Da lo mismo: Ahí estás tú con tu capazo negro y tu navaja (si hay suerte, tijeras de podar), cortando racimos y avanzando por la viña. Con tu sombrero de paja de Cacique o de alguna caja de ahorros y tus errores de principiante. Por ejemplo, probar alguna uva negra de vez en cuando para ver qué tal están: se te acabará hinchando la tripa y luego dormirás fatal.
Estamos hablando de hace bastante tiempo, cuando todavía no había denominación de origen en esta esquina de la Submeseta Norte, y la prieto picudo era, para los que nos apellidábamos así, una gracia para animarnos en la jornada. Esas perlas negras, gelatinosas y arrenjuntadas con las que hoy se hacen botellas (¿«Caldos»? ¿Con qué cara llamas a un vino como una sopa?) de 17 pavos, pero que entonces eran una señal de modestia y de bebedizos pendencieros o peleadores.

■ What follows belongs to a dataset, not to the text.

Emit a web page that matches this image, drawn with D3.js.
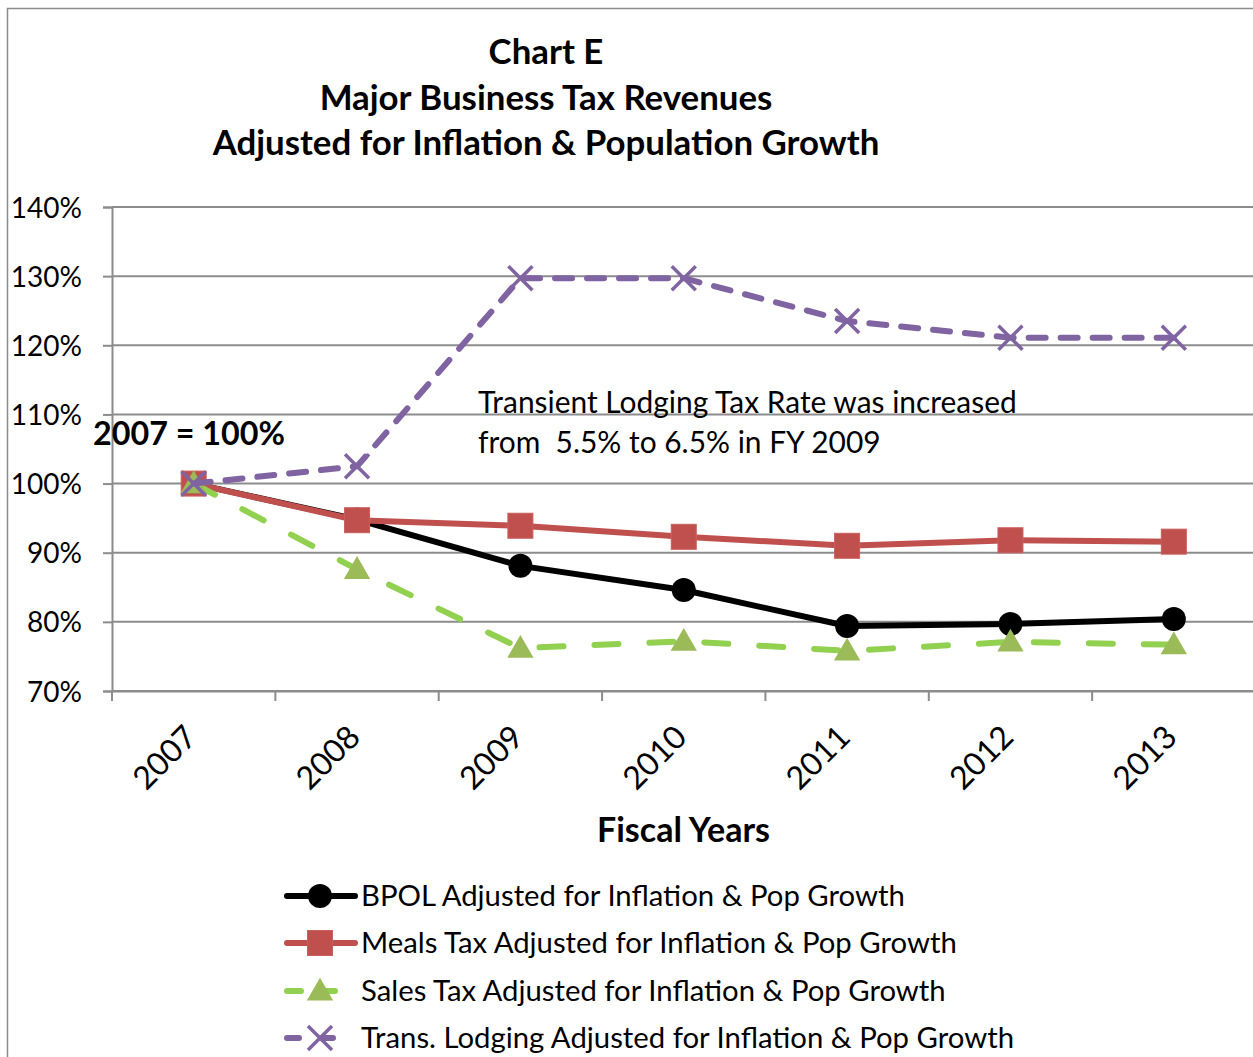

Al final del día, ahítos de sol y de tensión en las lumbares, llegaba el momento de la pisa. El lagar –oscuro, iluminado por una bombilluca de 40–, se llenaba de un olor alimenticio cuando los hombres se calzaban las botas de lluvia y empezaban a estrujar los racimos con ellas. Tardaba un poco, pero al poco terminaba saliendo el mosto por un canalón, y mirabas esa cosa cómo manaba y te maravillabas tontamente.

No sé si alguien seguirá vendimiando en aquellas parras, si alguien las cuidará o se las comerán los corzos y jabalíes. Tal vez alguna planta se haya convertido durante estos treinta años en una preciada productora de esos vinos caros. O quizá no quede nada y haya ahora lúpulo para hacer otros brebajes bien distintos.

No muy lejos de allí, se organizan ahora fiestas de la vendimia en la que gente rica paga a otros ricos por recogerles las uvas.